**Exercise task**
Transcribe the records below in full; pictures stay out of the copy.

— Begin Input rows —

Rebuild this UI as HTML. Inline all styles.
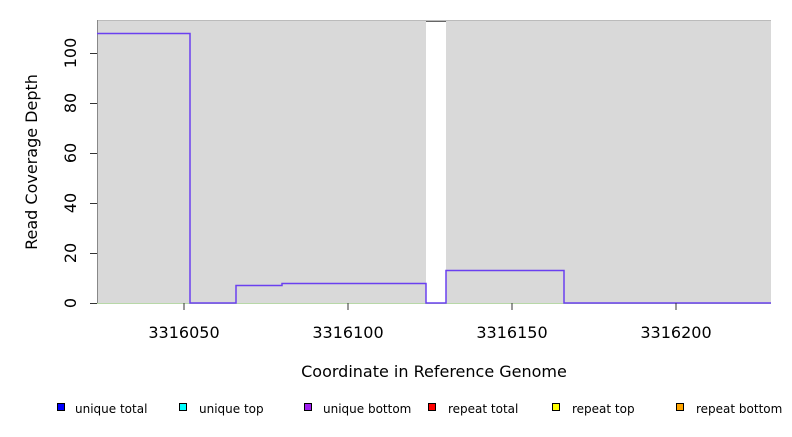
<!DOCTYPE html><html><head><style>body{margin:0;background:#fff}</style></head><body>
<svg width="792" height="432" xmlns="http://www.w3.org/2000/svg" font-family="DejaVu Sans, Liberation Sans, sans-serif">
<rect x="97" y="20" width="674" height="283" fill="#d9d9d9"/>
<rect x="426" y="20" width="20" height="283" fill="#fff"/>
<line x1="97" y1="20.5" x2="771" y2="20.5" stroke="#bbb"/>
<line x1="426" y1="21.5" x2="446" y2="21.5" stroke="#666"/>
<line x1="97.5" y1="20" x2="97.5" y2="303" stroke="#888"/>
<line x1="97" y1="303.5" x2="771" y2="303.5" stroke="#b8d8a8"/>
<polyline fill="none" stroke="#6a40f0" stroke-width="1.5" points="97,33.5 190,33.5 190,303 236,303 236,285.5 282,285.5 282,283.5 426,283.5 426,303 446,303 446,270.5 564,270.5 564,303 771,303"/>
<g stroke="#333">
<line x1="184" y1="303" x2="184" y2="310"/><line x1="348" y1="303" x2="348" y2="310"/><line x1="512" y1="303" x2="512" y2="310"/><line x1="676" y1="303" x2="676" y2="310"/>
<line x1="90" y1="303.5" x2="97" y2="303.5"/><line x1="90" y1="253.5" x2="97" y2="253.5"/><line x1="90" y1="203.5" x2="97" y2="203.5"/><line x1="90" y1="153.5" x2="97" y2="153.5"/><line x1="90" y1="103.5" x2="97" y2="103.5"/><line x1="90" y1="53.5" x2="97" y2="53.5"/>
</g>
<g font-size="16" text-anchor="middle" fill="#000">
<text x="184" y="338">3316050</text><text x="348" y="338">3316100</text><text x="512" y="338">3316150</text><text x="676" y="338">3316200</text>
<g transform="translate(76,0)"><text transform="translate(0,303) rotate(-90)">0</text><text transform="translate(0,253) rotate(-90)">20</text><text transform="translate(0,203) rotate(-90)">40</text><text transform="translate(0,153) rotate(-90)">60</text><text transform="translate(0,103) rotate(-90)">80</text><text transform="translate(0,53) rotate(-90)">100</text></g>
<text x="434" y="377">Coordinate in Reference Genome</text>
<text transform="translate(37,162) rotate(-90)">Read Coverage Depth</text>
</g>
<g font-size="12" fill="#000" stroke-width="1">
<rect x="57.5" y="403.5" width="7" height="7" fill="#0000ff" stroke="#000"/><text x="75" y="413">unique total</text>
<rect x="179.5" y="403.5" width="7" height="7" fill="#00ffff" stroke="#000"/><text x="199" y="413">unique top</text>
<rect x="304.5" y="403.5" width="7" height="7" fill="#a020f0" stroke="#000"/><text x="323" y="413">unique bottom</text>
<rect x="428.5" y="403.5" width="7" height="7" fill="#ff0000" stroke="#000"/><text x="448" y="413">repeat total</text>
<rect x="552.5" y="403.5" width="7" height="7" fill="#ffff00" stroke="#000"/><text x="572" y="413">repeat top</text>
<rect x="676.5" y="403.5" width="7" height="7" fill="#ffa500" stroke="#000"/><text x="696" y="413">repeat bottom</text>
</g>
</svg></body></html>
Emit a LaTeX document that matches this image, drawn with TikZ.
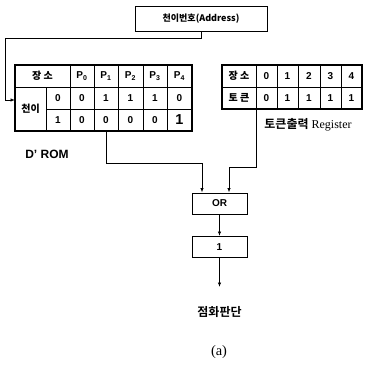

— End Input rows —

**Result below**
Rebuild this UI as HTML. Inline all styles.
<!DOCTYPE html><html><head><style>body{margin:0;background:#fff}</style></head><body>
<svg width="792" height="432" xmlns="http://www.w3.org/2000/svg" font-family="DejaVu Sans, Liberation Sans, sans-serif">
<rect x="97" y="20" width="674" height="283" fill="#d9d9d9"/>
<rect x="426" y="20" width="20" height="283" fill="#fff"/>
<line x1="97" y1="20.5" x2="771" y2="20.5" stroke="#bbb"/>
<line x1="426" y1="21.5" x2="446" y2="21.5" stroke="#666"/>
<line x1="97.5" y1="20" x2="97.5" y2="303" stroke="#888"/>
<line x1="97" y1="303.5" x2="771" y2="303.5" stroke="#b8d8a8"/>
<polyline fill="none" stroke="#6a40f0" stroke-width="1.5" points="97,33.5 190,33.5 190,303 236,303 236,285.5 282,285.5 282,283.5 426,283.5 426,303 446,303 446,270.5 564,270.5 564,303 771,303"/>
<g stroke="#333">
<line x1="184" y1="303" x2="184" y2="310"/><line x1="348" y1="303" x2="348" y2="310"/><line x1="512" y1="303" x2="512" y2="310"/><line x1="676" y1="303" x2="676" y2="310"/>
<line x1="90" y1="303.5" x2="97" y2="303.5"/><line x1="90" y1="253.5" x2="97" y2="253.5"/><line x1="90" y1="203.5" x2="97" y2="203.5"/><line x1="90" y1="153.5" x2="97" y2="153.5"/><line x1="90" y1="103.5" x2="97" y2="103.5"/><line x1="90" y1="53.5" x2="97" y2="53.5"/>
</g>
<g font-size="16" text-anchor="middle" fill="#000">
<text x="184" y="338">3316050</text><text x="348" y="338">3316100</text><text x="512" y="338">3316150</text><text x="676" y="338">3316200</text>
<g transform="translate(76,0)"><text transform="translate(0,303) rotate(-90)">0</text><text transform="translate(0,253) rotate(-90)">20</text><text transform="translate(0,203) rotate(-90)">40</text><text transform="translate(0,153) rotate(-90)">60</text><text transform="translate(0,103) rotate(-90)">80</text><text transform="translate(0,53) rotate(-90)">100</text></g>
<text x="434" y="377">Coordinate in Reference Genome</text>
<text transform="translate(37,162) rotate(-90)">Read Coverage Depth</text>
</g>
<g font-size="12" fill="#000" stroke-width="1">
<rect x="57.5" y="403.5" width="7" height="7" fill="#0000ff" stroke="#000"/><text x="75" y="413">unique total</text>
<rect x="179.5" y="403.5" width="7" height="7" fill="#00ffff" stroke="#000"/><text x="199" y="413">unique top</text>
<rect x="304.5" y="403.5" width="7" height="7" fill="#a020f0" stroke="#000"/><text x="323" y="413">unique bottom</text>
<rect x="428.5" y="403.5" width="7" height="7" fill="#ff0000" stroke="#000"/><text x="448" y="413">repeat total</text>
<rect x="552.5" y="403.5" width="7" height="7" fill="#ffff00" stroke="#000"/><text x="572" y="413">repeat top</text>
<rect x="676.5" y="403.5" width="7" height="7" fill="#ffa500" stroke="#000"/><text x="696" y="413">repeat bottom</text>
</g>
</svg></body></html>
Emit a LaTeX document that matches this image, drawn with TikZ.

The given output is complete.